Restate exactly the lines of the entries below, beginning with the first and ending with the line that holds "(160,0) rectangle (487,1.5);". Pictures are not copied.

Charts and diagrams as code
* Begin *
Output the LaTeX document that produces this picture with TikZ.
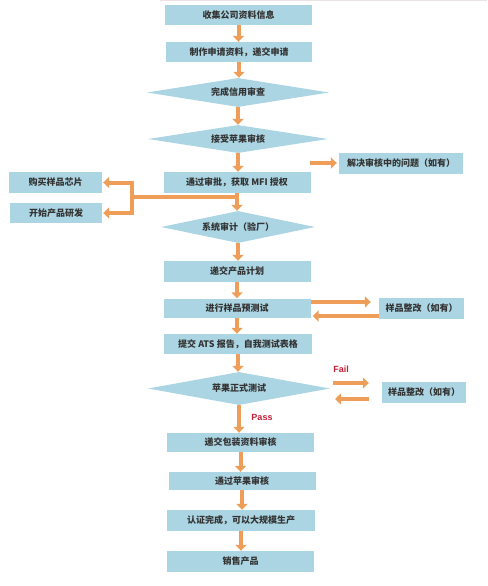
\documentclass[tikz,border=0pt]{standalone}
\usepackage{fontspec}
\newfontfamily\cjk{Noto Sans CJK SC}
\newfontfamily\latf{Liberation Sans}
\usetikzlibrary{shapes.geometric,arrows.meta}
\definecolor{boxblue}{RGB}{172,213,227}
\definecolor{arr}{RGB}{238,158,88}
\definecolor{failred}{RGB}{196,32,56}
\definecolor{topline}{RGB}{236,226,226}
\begin{document}
\begin{tikzpicture}[x=1pt,y=-1pt,
  box/.style={fill=boxblue, inner sep=0pt, font=\cjk\bfseries\fontsize{9}{10}\selectfont, text=black!80},
  dia/.style={box, shape=diamond},
  flow/.style={draw=arr, line width=4pt, -{Triangle[length=6pt,width=11pt]}},
  link/.style={draw=arr, line width=4pt},
  lbl/.style={font=\latf\bfseries\fontsize{9}{10}\selectfont, text=failred}
]
\useasboundingbox (0,0) rectangle (487,586);
\fill[topline] (160,0) rectangle (487,1.5);

% main column
\node[box, minimum width=147pt, minimum height=20pt] (n1) at (238.5,15) {收集公司资料信息};
\node[box, minimum width=146pt, minimum height=20pt] (n2) at (239,52) {制作申请资料，递交申请};
\node[dia, aspect=6.3, minimum width=182pt, minimum height=29pt] (d1) at (238,92.5) {完成信用审查};
\node[dia, aspect=6.4, minimum width=180pt, minimum height=28pt] (d2) at (238,139) {接受苹果审核};
\node[box, minimum width=147pt, minimum height=21pt] (n3) at (237,182.5) {通过审批，获取 MFI 授权};
\node[dia, aspect=4.8, minimum width=154pt, minimum height=32pt] (d3) at (238,227) {系统审计（验厂）};
\node[box, minimum width=147pt, minimum height=21pt] (n4) at (237,271.5) {递交产品计划};
\node[box, minimum width=147pt, minimum height=19pt] (n5) at (237,308) {进行样品预测试};
\node[box, minimum width=148pt, minimum height=20pt] (n6) at (238,344) {提交 ATS 报告，自我测试表格};
\node[dia, aspect=5.5, minimum width=182pt, minimum height=33pt] (d4) at (239,388.5) {苹果正式测试};
\node[box, minimum width=147pt, minimum height=19pt] (n7) at (240.5,442.5) {递交包装资料审核};
\node[box, minimum width=147pt, minimum height=18pt] (n8) at (242,481) {通过苹果审核};
\node[box, minimum width=148pt, minimum height=21pt] (n9) at (241,520.5) {认证完成，可以大规模生产};
\node[box, minimum width=147pt, minimum height=21pt] (n10) at (240.5,561.5) {销售产品};

% side boxes
\node[box, minimum width=124pt, minimum height=21pt] (r1) at (401,163.5) {解决审核中的问题（如有）};
\node[box, minimum width=93pt, minimum height=21pt] (l1) at (55.5,182.5) {购买样品芯片};
\node[box, minimum width=92pt, minimum height=20pt] (l2) at (56,213) {开始产品研发};
\node[box, minimum width=85pt, minimum height=21pt] (r2) at (421.5,308.5) {样品整改（如有）};
\node[box, minimum width=84pt, minimum height=21pt] (r3) at (424,392.5) {样品整改（如有）};

% labels
\node[lbl] (fail) at (341,369) {Fail};
\node[lbl] (pass) at (262,417) {Pass};

% main arrows
\draw[flow] (n1.south) -- (n1.south |- n2.north);
\draw[flow] (n2.south) -- (n2.south |- d1.north);
\draw[flow] (d1.south) -- (d1.south |- d2.north);
\draw[flow] (d2.south) -- (d2.south |- n3.north);
\draw[flow] (n3.south) -- (n3.south |- d3.north);
\draw[flow] (d3.south) -- (d3.south |- n4.north);
\draw[flow] (n4.south) -- (n4.south |- n5.north);
\draw[flow] (n5.south) -- (n5.south |- n6.north);
\draw[flow] (n6.south) -- (n6.south |- d4.north);
\draw[flow] (d4.south) -- (d4.south |- n7.north);
\draw[flow] (n7.south) -- (n7.south |- n8.north);
\draw[flow] (n8.south) -- (n8.south |- n9.north);
\draw[flow] (n9.south) -- (n9.south |- n10.north);

% branch to the left
\coordinate (j) at (239,197);
\coordinate (k) at (132,197);
\draw[link] (j) -- (k);
\draw[link, line cap=rect] (k |- l1.east) -- (k |- l2.east);
\draw[flow, shorten >=1pt] (k |- l1.east) -- (l1.east);
\draw[flow, shorten >=1pt] (k |- l2.east) -- (l2.east);

% arrow to r1
\coordinate (s1) at (310,163);
\draw[flow, shorten >=2pt] (s1) -- (s1 -| r1.west);

% pre-test loop
\draw[flow, shorten >=8pt] ([yshift=6pt]n5.east) -- ([yshift=6pt]n5.east -| r2.west);
\draw[flow, shorten >=2pt] ([yshift=-7.5pt]r2.west) -- ([yshift=-7.5pt]r2.west -| n5.east);

% formal test loop
\coordinate (f1) at (333,383);
\coordinate (f2) at (335,399);
\draw[flow, shorten >=13pt] (f1) -- (f1 -| r3.west);
\draw[flow, shorten <=13pt] (f2 -| r3.west) -- (f2);
\end{tikzpicture}
\end{document}
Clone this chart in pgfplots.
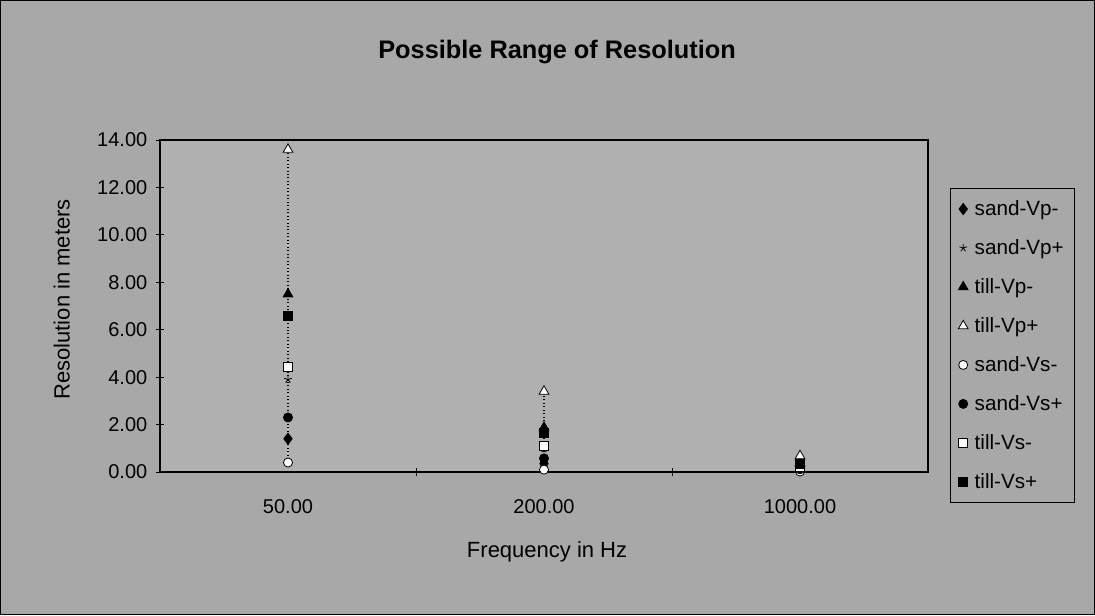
\documentclass[border=0pt]{standalone}
\usepackage{pgfplots}
\pgfplotsset{compat=1.18}
\usepackage{fontspec}
\setmainfont{Liberation Sans}
\definecolor{chartbg}{RGB}{168,168,168}
\definecolor{plotbg}{RGB}{176,176,176}

\begin{document}
\begin{tikzpicture}
% chart area (1095 x 615 px at 0.75pt/px)
\fill[chartbg] (0,0) rectangle (821.25pt,461.25pt);
\draw[black, line width=0.9pt] (0.45pt,0.45pt) rectangle (820.8pt,460.8pt);
\begin{axis}[
    at={(120pt,107.25pt)}, anchor=south west,
    scale only axis,
    width=576pt, height=249pt,
    xmin=-0.5, xmax=2.5,
    ymin=0, ymax=14,
    xtick={0,1,2},
    xticklabels={50.00,200.00,1000.00},
    minor xtick={0.5,1.5},
    major x tick style={draw=none},
    ytick={0,2,...,14},
    xtick pos=bottom, ytick pos=left,
    tick align=center,
    major tick length=6pt, minor tick length=6pt,
    tick style={black, line width=0.6pt},
    axis line style={black, line width=0.9pt},
    axis background/.style={fill=plotbg},
    /pgf/number format/assume math mode=true,
    yticklabel style={/pgf/number format/fixed, /pgf/number format/fixed zerofill,
        /pgf/number format/precision=2, font=\fontsize{15}{18}\selectfont, xshift=-3pt},
    xticklabel style={font=\fontsize{15}{18}\selectfont, yshift=-14pt},
    title={Possible Range of Resolution},
    title style={at={(axis description cs:0.517,1.24)}, anchor=center,
        font=\bfseries\fontsize{19}{22}\selectfont},
    xlabel={Frequency in Hz},
    xlabel style={at={(axis description cs:0.504,-0.241)}, anchor=center,
        font=\fontsize{16.5}{20}\selectfont},
    ylabel={Resolution in meters},
    ylabel style={at={(axis description cs:-0.128,0.52)}, anchor=center,
        font=\fontsize{16.5}{20}\selectfont},
    legend style={at={(axis description cs:1.0286,0.855)}, anchor=north west,
        draw=black, line width=0.6pt, fill=chartbg,
        font=\fontsize{15.5}{18}\selectfont,
        row sep=12.5pt, inner xsep=6pt, inner ysep=7pt,
        /tikz/every odd column/.append style={column sep=3pt}},
    legend cell align=left,
    every axis plot/.append style={mark size=3.4pt, line width=0.6pt},
]
% high-low lines
\addplot[black, dotted, line width=0.9pt, forget plot] coordinates {(0,0.4) (0,13.6)};
\addplot[black, dotted, line width=0.9pt, forget plot] coordinates {(1,0.1) (1,3.4)};
\addplot[black, dotted, line width=0.9pt, forget plot] coordinates {(2,0.02) (2,0.68)};

\addplot[only marks, mark=diamond*, mark options={black, fill=black}, mark size=4.2pt]
    coordinates {(0,1.4) (1,0.35) (2,0.07)};
\addlegendentry{sand-Vp-}
\addplot[only marks, mark=star, mark options={black}, mark size=3pt]
    coordinates {(0,3.9) (1,0.975) (2,0.195)};
\addlegendentry{sand-Vp+}
\addplot[only marks, mark=triangle*, mark options={black, fill=black}, mark size=4.2pt]
    coordinates {(0,7.5) (1,1.875) (2,0.375)};
\addlegendentry{till-Vp-}
\addplot[only marks, mark=triangle*, mark options={black, fill=white}, mark size=4.2pt]
    coordinates {(0,13.6) (1,3.4) (2,0.68)};
\addlegendentry{till-Vp+}
\addplot[only marks, mark=*, mark options={black, fill=white}]
    coordinates {(0,0.4) (1,0.1) (2,0.02)};
\addlegendentry{sand-Vs-}
\addplot[only marks, mark=*, mark options={black, fill=black}]
    coordinates {(0,2.3) (1,0.575) (2,0.115)};
\addlegendentry{sand-Vs+}
\addplot[only marks, mark=square*, mark options={black, fill=white}]
    coordinates {(0,4.45) (1,1.11) (2,0.22)};
\addlegendentry{till-Vs-}
\addplot[only marks, mark=square*, mark options={black, fill=black}]
    coordinates {(0,6.6) (1,1.65) (2,0.33)};
\addlegendentry{till-Vs+}
\end{axis}
\end{tikzpicture}
\end{document}
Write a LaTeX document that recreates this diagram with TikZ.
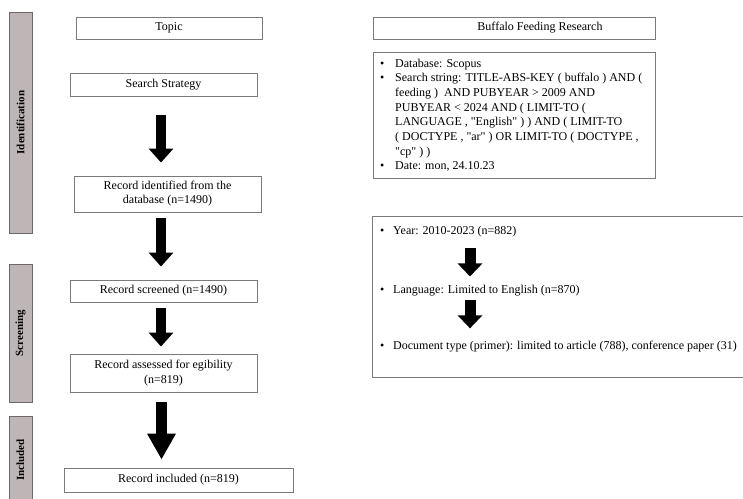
* End *
— Result of the exercise —
Output the LaTeX document that produces this picture with TikZ.
\documentclass[tikz,border=0pt]{standalone}
\usepackage{fontspec}
\newfontfamily\cjk{Noto Sans CJK SC}
\newfontfamily\latf{Liberation Sans}
\usetikzlibrary{shapes.geometric,arrows.meta}
\definecolor{boxblue}{RGB}{172,213,227}
\definecolor{arr}{RGB}{238,158,88}
\definecolor{failred}{RGB}{196,32,56}
\definecolor{topline}{RGB}{236,226,226}
\begin{document}
\begin{tikzpicture}[x=1pt,y=-1pt,
  box/.style={fill=boxblue, inner sep=0pt, font=\cjk\bfseries\fontsize{9}{10}\selectfont, text=black!80},
  dia/.style={box, shape=diamond},
  flow/.style={draw=arr, line width=4pt, -{Triangle[length=6pt,width=11pt]}},
  link/.style={draw=arr, line width=4pt},
  lbl/.style={font=\latf\bfseries\fontsize{9}{10}\selectfont, text=failred}
]
\useasboundingbox (0,0) rectangle (487,586);
\fill[topline] (160,0) rectangle (487,1.5);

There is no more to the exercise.